Pada 2003 (masih dalam embargo militer AS) dibuat kontrak kembali dengan Rusia dan akhirnya 2 unit pesawat tempur Su-27 tiba pertama sekali pada 10 September 2010. Setelah itu hingga kini TNI AU baru punya Su-27SK sebanyak 2 unit dan Su-27 SKM 3 unit. Sementara itu Su-30MK (2) dan Su-MK2 (9).
Jumlahnya masih sedikit sekali padahal TNI AU (sesuai dengan panduan MEF) Indonesia berencana punya 8 squadron aneka jenis pesawat tempur hingga 2024. (Satu skadron terdiri dari 12 pesawat tempur.)
Sesuai dengan buku Putih Kementerian Pertahanan (Minimum Essential Force 2014) kekuatan minimum Indonesia hingga 2024telah diatur di sana termasuk modernisasi bidang pertahanan udara. Disebutkan di sana berbagai macam bentuk kerjasama pertahanan dengan sejumlah negara termasuk Rusia. Kerjasama dengan Rusia disebutkan di sini dengan jelas.
Sesuai dengan rencana telah disusun sebelumnya Indonesia telah berencana menambah kekuatan dengan jet tempur Sukhoi lebih tinggi dari yang sudah ada yakni Su-35. Untuk itu Dephan telah mengalokasikan anggaran sebesar Rp 16,75 triliun (1,14 miliar USD pada saat itu). Kerjasama itu telah dibuat di Moskow pada akhir 2018 untuk pengadaan 11 unit Su-35.
Ketegangan pembelian alutsista Rusia sering dialami oleh negara pembeli lainnya sebagai contoh Mesir, India dan Turki di atas, jadi bukan karena Indonesia saja. Tetapi kisah pengalaman pembelian pesawat tempur Sukhoi Rusia perlu kita segarkan kembali.
Pada 11 September 2010 sebanyak 3 orang teknisi Su 27 asal Rusia di Lanud Makasar tewas sehari setelah 2 Su-27 dibongkar dari pesawat angkut Antonov. Peristiwa itu sempat timbul ketegangan karena media Rusia mengatakan ada unsur sabotase di dalamya. Artikel penulis tentang hal itu dapat dilihat di sini.
Selanjutnya terjadi peristiwa naas terhadap pesawat komersial penumpang SSJ-100 pada 9 Mei 2012 di gunung Salak Bogor. Saat itu timbul dugaan adanya persaingan tajam antara perusahaan Boeing dan Sukhoi untuk pasar penumpang komersial di Indonesia.

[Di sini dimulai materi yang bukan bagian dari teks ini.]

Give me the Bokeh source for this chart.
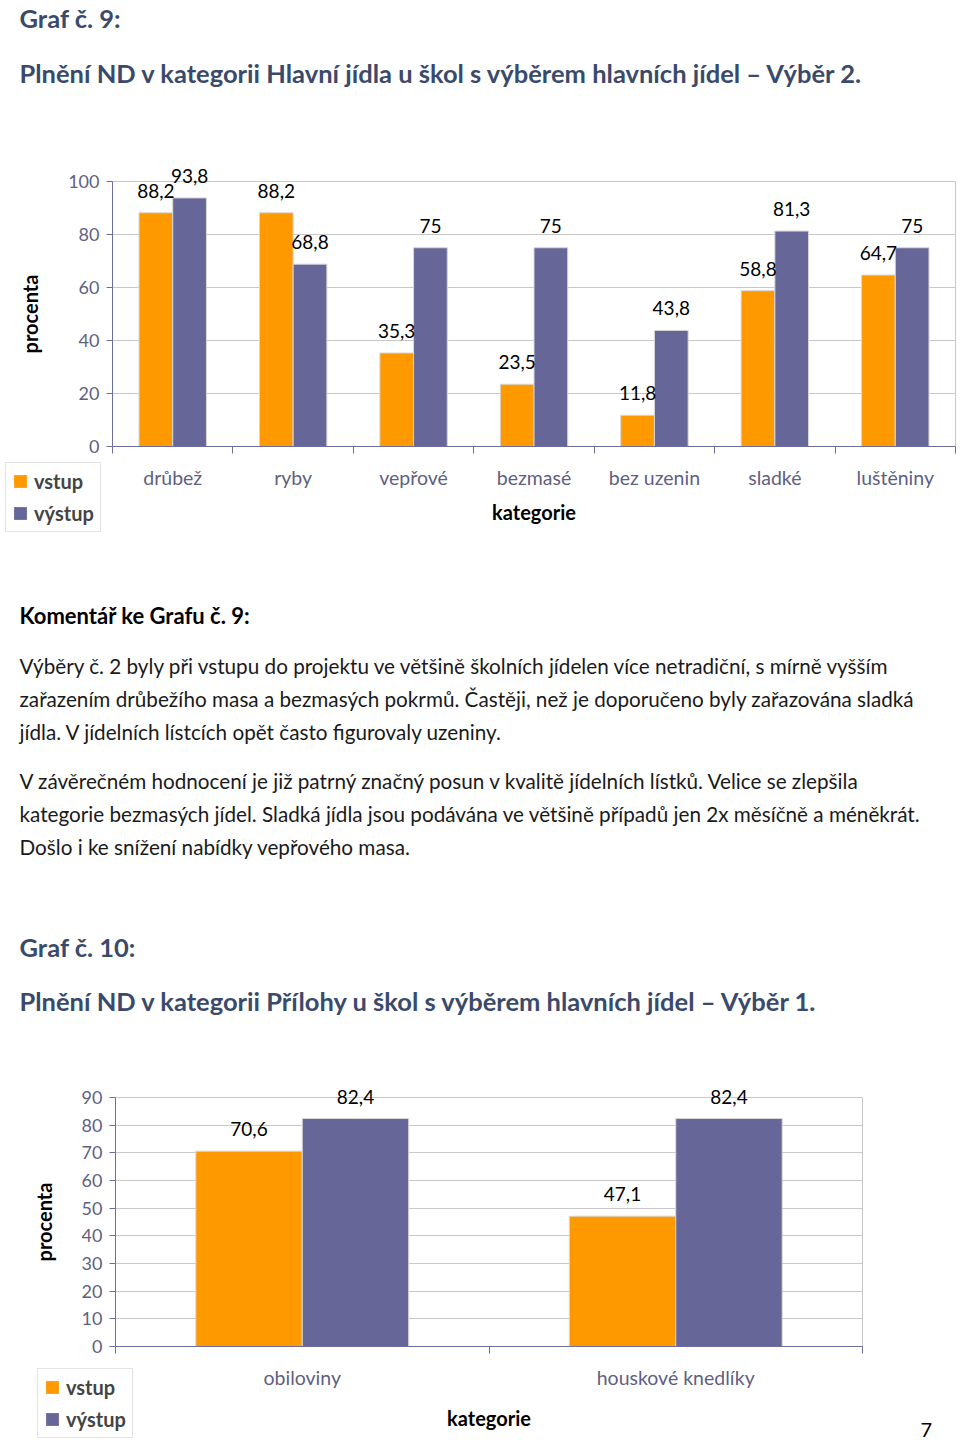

Setelah peristiwa faktanya Indonsia gagal meneruskan rencana pembelian SSJ-1oo Sukhoi.
Pembelian pesawat Su-35 adalah hak kedaulatan kita tapi perlu disikapi dengan cara bijaksana, salah satunya adalah membuka kran "2 pintu" seperti dilakukan India, tetap memesan helikopter chinok, misil udara ke udara dan lain-lain.
Hal sama bisa kita terapkan dengan membeli Su-35 tapi juga tetap membeli peralatan tempurnya dari AS misalnya transportasi Hercules dan sebagainya jika memenuhi anggaran.
Tampaknya AS (dengan alasan CAATSA) tidak akan efektif menekan sebuah negara melarang kerjasama militer dengan Rusia selama negara bersangkutan memberikan pengertian dengan sikap tegas dan lugas, bukan dengan marah-marah, emosi apalagi melawan.